AIM OF THE TASK: Print the data exactly, leaving nothing out.

□ □ □ □ □

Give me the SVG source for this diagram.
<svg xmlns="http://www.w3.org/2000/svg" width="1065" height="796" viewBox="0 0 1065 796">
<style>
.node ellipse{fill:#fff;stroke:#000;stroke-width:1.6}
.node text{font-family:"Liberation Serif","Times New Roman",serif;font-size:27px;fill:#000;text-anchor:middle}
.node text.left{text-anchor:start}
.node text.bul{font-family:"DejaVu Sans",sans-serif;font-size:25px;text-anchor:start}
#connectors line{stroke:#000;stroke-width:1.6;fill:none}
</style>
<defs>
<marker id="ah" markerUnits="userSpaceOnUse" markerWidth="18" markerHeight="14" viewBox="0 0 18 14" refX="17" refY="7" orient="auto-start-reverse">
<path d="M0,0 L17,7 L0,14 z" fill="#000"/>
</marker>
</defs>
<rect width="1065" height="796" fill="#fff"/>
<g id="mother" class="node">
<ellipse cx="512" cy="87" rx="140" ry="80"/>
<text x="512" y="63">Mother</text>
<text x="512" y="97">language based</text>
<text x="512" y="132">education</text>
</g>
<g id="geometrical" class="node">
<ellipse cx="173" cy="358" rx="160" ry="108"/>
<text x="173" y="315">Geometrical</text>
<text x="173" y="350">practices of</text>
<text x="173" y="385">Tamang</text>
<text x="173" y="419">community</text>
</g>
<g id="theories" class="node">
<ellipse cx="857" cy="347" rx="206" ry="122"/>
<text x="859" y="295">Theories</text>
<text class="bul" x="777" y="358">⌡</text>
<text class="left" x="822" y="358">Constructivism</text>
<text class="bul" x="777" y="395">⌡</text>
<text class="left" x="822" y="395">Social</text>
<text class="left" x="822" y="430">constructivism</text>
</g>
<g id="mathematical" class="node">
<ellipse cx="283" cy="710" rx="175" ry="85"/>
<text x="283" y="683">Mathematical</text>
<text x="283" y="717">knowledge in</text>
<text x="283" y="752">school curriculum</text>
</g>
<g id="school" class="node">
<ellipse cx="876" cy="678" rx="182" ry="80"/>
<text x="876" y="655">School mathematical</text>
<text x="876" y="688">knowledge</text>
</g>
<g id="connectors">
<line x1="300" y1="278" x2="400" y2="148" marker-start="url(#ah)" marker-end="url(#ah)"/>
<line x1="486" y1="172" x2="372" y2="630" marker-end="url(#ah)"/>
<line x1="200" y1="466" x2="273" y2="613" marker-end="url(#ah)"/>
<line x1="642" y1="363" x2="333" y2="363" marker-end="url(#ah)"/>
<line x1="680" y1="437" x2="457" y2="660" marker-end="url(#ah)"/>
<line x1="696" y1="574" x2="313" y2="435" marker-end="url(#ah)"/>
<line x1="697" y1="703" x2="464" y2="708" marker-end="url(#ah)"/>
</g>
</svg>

□ □ □ □ □

RESULT FOR THIS TASK:
Give me the SVG source for this diagram.
<svg xmlns="http://www.w3.org/2000/svg" width="1065" height="796" viewBox="0 0 1065 796">
<style>
.node ellipse{fill:#fff;stroke:#000;stroke-width:1.6}
.node text{font-family:"Liberation Serif","Times New Roman",serif;font-size:27px;fill:#000;text-anchor:middle}
.node text.left{text-anchor:start}
.node text.bul{font-family:"DejaVu Sans",sans-serif;font-size:25px;text-anchor:start}
#connectors line{stroke:#000;stroke-width:1.6;fill:none}
</style>
<defs>
<marker id="ah" markerUnits="userSpaceOnUse" markerWidth="18" markerHeight="14" viewBox="0 0 18 14" refX="17" refY="7" orient="auto-start-reverse">
<path d="M0,0 L17,7 L0,14 z" fill="#000"/>
</marker>
</defs>
<rect width="1065" height="796" fill="#fff"/>
<g id="mother" class="node">
<ellipse cx="512" cy="87" rx="140" ry="80"/>
<text x="512" y="63">Mother</text>
<text x="512" y="97">language based</text>
<text x="512" y="132">education</text>
</g>
<g id="geometrical" class="node">
<ellipse cx="173" cy="358" rx="160" ry="108"/>
<text x="173" y="315">Geometrical</text>
<text x="173" y="350">practices of</text>
<text x="173" y="385">Tamang</text>
<text x="173" y="419">community</text>
</g>
<g id="theories" class="node">
<ellipse cx="857" cy="347" rx="206" ry="122"/>
<text x="859" y="295">Theories</text>
<text class="bul" x="777" y="358">⌡</text>
<text class="left" x="822" y="358">Constructivism</text>
<text class="bul" x="777" y="395">⌡</text>
<text class="left" x="822" y="395">Social</text>
<text class="left" x="822" y="430">constructivism</text>
</g>
<g id="mathematical" class="node">
<ellipse cx="283" cy="710" rx="175" ry="85"/>
<text x="283" y="683">Mathematical</text>
<text x="283" y="717">knowledge in</text>
<text x="283" y="752">school curriculum</text>
</g>
<g id="school" class="node">
<ellipse cx="876" cy="678" rx="182" ry="80"/>
<text x="876" y="655">School mathematical</text>
<text x="876" y="688">knowledge</text>
</g>
<g id="connectors">
<line x1="300" y1="278" x2="400" y2="148" marker-start="url(#ah)" marker-end="url(#ah)"/>
<line x1="486" y1="172" x2="372" y2="630" marker-end="url(#ah)"/>
<line x1="200" y1="466" x2="273" y2="613" marker-end="url(#ah)"/>
<line x1="642" y1="363" x2="333" y2="363" marker-end="url(#ah)"/>
<line x1="680" y1="437" x2="457" y2="660" marker-end="url(#ah)"/>
<line x1="696" y1="574" x2="313" y2="435" marker-end="url(#ah)"/>
<line x1="697" y1="703" x2="464" y2="708" marker-end="url(#ah)"/>
</g>
</svg>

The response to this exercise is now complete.